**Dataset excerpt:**
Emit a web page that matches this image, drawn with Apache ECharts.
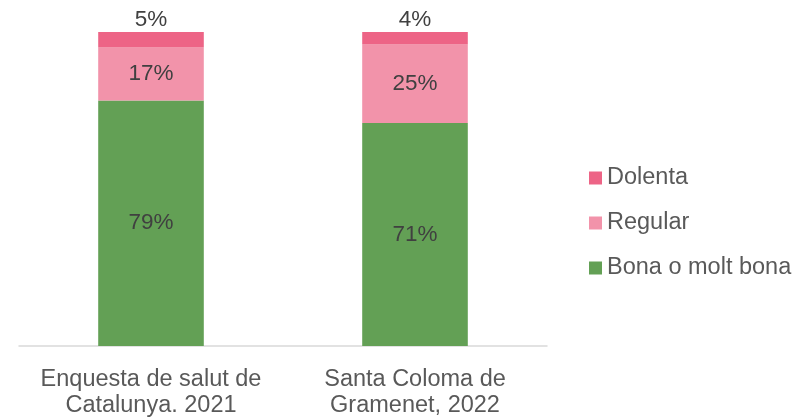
<!DOCTYPE html>
<html>
<head>
<meta charset="utf-8">
<script src="https://cdn.jsdelivr.net/npm/echarts@6/dist/echarts.min.js"></script>
<style>
  html, body { margin: 0; padding: 0; background: #fff; }
  #chart { width: 808px; height: 419px; }
</style>
</head>
<body>
<div id="chart"></div>
<script>
// categories and values (percent)
var categories = ['Enquesta de salut de\nCatalunya. 2021', 'Santa Coloma de\nGramenet, 2022'];
var bona = [79, 71];
var regular = [17, 25];
var dolenta = [5, 4];

// 100% stacked: each bar is scaled to its own total
var totals = categories.map(function (c, i) { return bona[i] + regular[i] + dolenta[i]; });
function share(arr) {
    return arr.map(function (v, i) { return { value: v / totals[i] * 100, raw: v }; });
}

var labelFont = 'Liberation Sans, Arial, sans-serif';
function pctLabel(p) { return p.data.raw + '%'; }

var chart = echarts.init(document.getElementById('chart'));

chart.setOption({
    animation: false,
    grid: { left: 19, right: 261, top: 32, bottom: 73 },
    legend: {
        orient: 'vertical',
        left: 589,
        top: 166,
        padding: 0,
        itemWidth: 13,
        itemHeight: 13,
        itemGap: 21,
        icon: 'rect',
        data: ['Dolenta', 'Regular', 'Bona o molt bona'],
        textStyle: { fontFamily: labelFont, fontSize: 23.5, color: '#595959', lineHeight: 23 }
    },
    xAxis: {
        type: 'category',
        data: categories,
        axisTick: { show: false },
        axisLine: { lineStyle: { color: '#d9d9d9', width: 1.5 } },
        axisLabel: { interval: 0, fontFamily: labelFont, fontSize: 23.5, color: '#595959', lineHeight: 26, margin: 21 }
    },
    yAxis: {
        type: 'value',
        min: 0,
        max: 100,
        show: false,
        splitLine: { show: false }
    },
    series: [
        {
            name: 'Bona o molt bona',
            type: 'bar',
            stack: 'total',
            barWidth: '40%',
            itemStyle: { color: '#63A055' },
            label: { show: true, position: 'inside', formatter: pctLabel, fontFamily: labelFont, fontSize: 22.5, color: '#404040' },
            data: share(bona)
        },
        {
            name: 'Regular',
            type: 'bar',
            stack: 'total',
            itemStyle: { color: '#F293AA' },
            label: { show: true, position: 'inside', formatter: pctLabel, fontFamily: labelFont, fontSize: 22.5, color: '#404040' },
            data: share(regular)
        },
        {
            name: 'Dolenta',
            type: 'bar',
            stack: 'total',
            itemStyle: { color: '#ED6486' },
            label: { show: true, position: 'top', distance: 1, formatter: pctLabel, fontFamily: labelFont, fontSize: 22.5, color: '#404040' },
            data: share(dolenta)
        }
    ]
});
</script>
</body>
</html>
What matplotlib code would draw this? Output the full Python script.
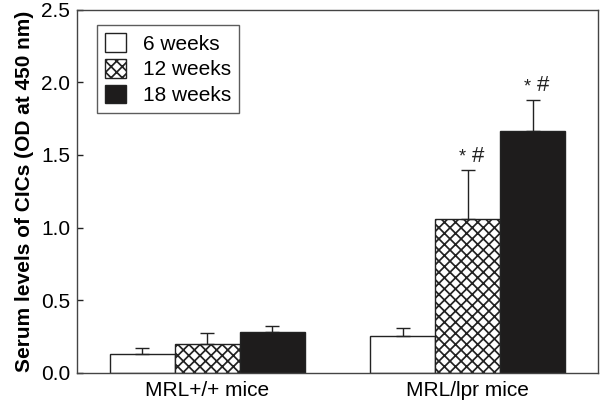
import matplotlib
matplotlib.use("Agg")
import matplotlib.pyplot as plt
import numpy as np
from matplotlib.patches import Patch

groups = ["MRL+/+ mice", "MRL/lpr mice"]
series = ["6 weeks", "12 weeks", "18 weeks"]
means = {
    "6 weeks": [0.13, 0.253],
    "12 weeks": [0.20, 1.06],
    "18 weeks": [0.285, 1.667],
}
errs = {
    "6 weeks": [0.04, 0.057],
    "12 weeks": [0.076, 0.335],
    "18 weeks": [0.041, 0.213],
}
annot = {("12 weeks", 1): "* #", ("18 weeks", 1): "* #"}
yticks = [0.0, 0.5, 1.0, 1.5, 2.0, 2.5]

plt.rcParams['font.family'] = ['Liberation Sans', 'DejaVu Sans']
plt.rcParams['hatch.linewidth'] = 1.25

fig = plt.figure(figsize=(6.0, 4.04), dpi=100)
ax = fig.add_axes([77/600, 1-373/404, (598-77)/600, (373-9.5)/404])

styles = {
    "6 weeks": dict(facecolor="white", hatch=None),
    "12 weeks": dict(facecolor="white", hatch="xxx"),
    "18 weeks": dict(facecolor="#1e1c1c", hatch=None),
}
w = 0.25
x = np.arange(len(groups))
edge = "#222222"
for i, s in enumerate(series):
    pos = x + (i - 1) * w
    ax.bar(pos, means[s], width=w, edgecolor=edge, linewidth=1.0, **styles[s])
    ax.errorbar(pos, means[s], yerr=[np.zeros(len(groups)), errs[s]], fmt="none",
                ecolor=edge, elinewidth=1.0, capsize=5, capthick=1.0)
    for j in range(len(groups)):
        if (s, j) in annot:
            top = means[s][j] + errs[s][j]
            ax.text(pos[j] - 0.023, top + 0.03, "*", ha="center", va="bottom", fontsize=13, color=edge)
            ax.text(pos[j] + 0.038, top + 0.025, "#", ha="center", va="bottom", fontsize=16, color=edge)

ax.set_xlim(-0.5, 1.5)
ax.set_ylim(0, 2.5)
ax.set_yticks(yticks)
ax.set_yticklabels([f"{t:.1f}" for t in yticks], fontsize=15)
ax.set_xticks(x)
ax.set_xticklabels(groups, fontsize=15)
ax.tick_params(axis="x", length=0, pad=6)
ax.tick_params(axis="y", direction="in", length=4, width=1, color=edge, pad=5)
for sp in ax.spines.values():
    sp.set_color("#444444")
    sp.set_linewidth(1.0)
ax.set_ylabel("Serum levels of CICs (OD at 450 nm)", fontsize=15, fontweight="bold", labelpad=5)

handles = [Patch(edgecolor=edge, linewidth=1.0, **styles[s]) for s in series]
leg = ax.legend(handles, series, loc="upper left", bbox_to_anchor=(20/521, 1-15.5/363.5),
                fontsize=15, frameon=True, fancybox=False, edgecolor="#333333",
                handlelength=1.0, handleheight=1.0, borderpad=0.4, labelspacing=0.25,
                handletextpad=0.8, borderaxespad=0)
leg.get_frame().set_linewidth(1.0)

fig.savefig("out.png", dpi=100)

**Requirements:** Reproduce each line word for word and drop the pictures.

**Finished task:**
Emit a web page that matches this image, drawn with Apache ECharts.
<!DOCTYPE html>
<html>
<head>
<meta charset="utf-8">
<script src="https://cdn.jsdelivr.net/npm/echarts@6/dist/echarts.min.js"></script>
<style>
  html, body { margin: 0; padding: 0; background: #fff; }
  #chart { width: 808px; height: 419px; }
</style>
</head>
<body>
<div id="chart"></div>
<script>
// categories and values (percent)
var categories = ['Enquesta de salut de\nCatalunya. 2021', 'Santa Coloma de\nGramenet, 2022'];
var bona = [79, 71];
var regular = [17, 25];
var dolenta = [5, 4];

// 100% stacked: each bar is scaled to its own total
var totals = categories.map(function (c, i) { return bona[i] + regular[i] + dolenta[i]; });
function share(arr) {
    return arr.map(function (v, i) { return { value: v / totals[i] * 100, raw: v }; });
}

var labelFont = 'Liberation Sans, Arial, sans-serif';
function pctLabel(p) { return p.data.raw + '%'; }

var chart = echarts.init(document.getElementById('chart'));

chart.setOption({
    animation: false,
    grid: { left: 19, right: 261, top: 32, bottom: 73 },
    legend: {
        orient: 'vertical',
        left: 589,
        top: 166,
        padding: 0,
        itemWidth: 13,
        itemHeight: 13,
        itemGap: 21,
        icon: 'rect',
        data: ['Dolenta', 'Regular', 'Bona o molt bona'],
        textStyle: { fontFamily: labelFont, fontSize: 23.5, color: '#595959', lineHeight: 23 }
    },
    xAxis: {
        type: 'category',
        data: categories,
        axisTick: { show: false },
        axisLine: { lineStyle: { color: '#d9d9d9', width: 1.5 } },
        axisLabel: { interval: 0, fontFamily: labelFont, fontSize: 23.5, color: '#595959', lineHeight: 26, margin: 21 }
    },
    yAxis: {
        type: 'value',
        min: 0,
        max: 100,
        show: false,
        splitLine: { show: false }
    },
    series: [
        {
            name: 'Bona o molt bona',
            type: 'bar',
            stack: 'total',
            barWidth: '40%',
            itemStyle: { color: '#63A055' },
            label: { show: true, position: 'inside', formatter: pctLabel, fontFamily: labelFont, fontSize: 22.5, color: '#404040' },
            data: share(bona)
        },
        {
            name: 'Regular',
            type: 'bar',
            stack: 'total',
            itemStyle: { color: '#F293AA' },
            label: { show: true, position: 'inside', formatter: pctLabel, fontFamily: labelFont, fontSize: 22.5, color: '#404040' },
            data: share(regular)
        },
        {
            name: 'Dolenta',
            type: 'bar',
            stack: 'total',
            itemStyle: { color: '#ED6486' },
            label: { show: true, position: 'top', distance: 1, formatter: pctLabel, fontFamily: labelFont, fontSize: 22.5, color: '#404040' },
            data: share(dolenta)
        }
    ]
});
</script>
</body>
</html>
What matplotlib code would draw this? Output the full Python script.
import matplotlib
matplotlib.use("Agg")
import matplotlib.pyplot as plt
import numpy as np
from matplotlib.patches import Patch

groups = ["MRL+/+ mice", "MRL/lpr mice"]
series = ["6 weeks", "12 weeks", "18 weeks"]
means = {
    "6 weeks": [0.13, 0.253],
    "12 weeks": [0.20, 1.06],
    "18 weeks": [0.285, 1.667],
}
errs = {
    "6 weeks": [0.04, 0.057],
    "12 weeks": [0.076, 0.335],
    "18 weeks": [0.041, 0.213],
}
annot = {("12 weeks", 1): "* #", ("18 weeks", 1): "* #"}
yticks = [0.0, 0.5, 1.0, 1.5, 2.0, 2.5]

plt.rcParams['font.family'] = ['Liberation Sans', 'DejaVu Sans']
plt.rcParams['hatch.linewidth'] = 1.25

fig = plt.figure(figsize=(6.0, 4.04), dpi=100)
ax = fig.add_axes([77/600, 1-373/404, (598-77)/600, (373-9.5)/404])

styles = {
    "6 weeks": dict(facecolor="white", hatch=None),
    "12 weeks": dict(facecolor="white", hatch="xxx"),
    "18 weeks": dict(facecolor="#1e1c1c", hatch=None),
}
w = 0.25
x = np.arange(len(groups))
edge = "#222222"
for i, s in enumerate(series):
    pos = x + (i - 1) * w
    ax.bar(pos, means[s], width=w, edgecolor=edge, linewidth=1.0, **styles[s])
    ax.errorbar(pos, means[s], yerr=[np.zeros(len(groups)), errs[s]], fmt="none",
                ecolor=edge, elinewidth=1.0, capsize=5, capthick=1.0)
    for j in range(len(groups)):
        if (s, j) in annot:
            top = means[s][j] + errs[s][j]
            ax.text(pos[j] - 0.023, top + 0.03, "*", ha="center", va="bottom", fontsize=13, color=edge)
            ax.text(pos[j] + 0.038, top + 0.025, "#", ha="center", va="bottom", fontsize=16, color=edge)

ax.set_xlim(-0.5, 1.5)
ax.set_ylim(0, 2.5)
ax.set_yticks(yticks)
ax.set_yticklabels([f"{t:.1f}" for t in yticks], fontsize=15)
ax.set_xticks(x)
ax.set_xticklabels(groups, fontsize=15)
ax.tick_params(axis="x", length=0, pad=6)
ax.tick_params(axis="y", direction="in", length=4, width=1, color=edge, pad=5)
for sp in ax.spines.values():
    sp.set_color("#444444")
    sp.set_linewidth(1.0)
ax.set_ylabel("Serum levels of CICs (OD at 450 nm)", fontsize=15, fontweight="bold", labelpad=5)

handles = [Patch(edgecolor=edge, linewidth=1.0, **styles[s]) for s in series]
leg = ax.legend(handles, series, loc="upper left", bbox_to_anchor=(20/521, 1-15.5/363.5),
                fontsize=15, frameon=True, fancybox=False, edgecolor="#333333",
                handlelength=1.0, handleheight=1.0, borderpad=0.4, labelspacing=0.25,
                handletextpad=0.8, borderaxespad=0)
leg.get_frame().set_linewidth(1.0)

fig.savefig("out.png", dpi=100)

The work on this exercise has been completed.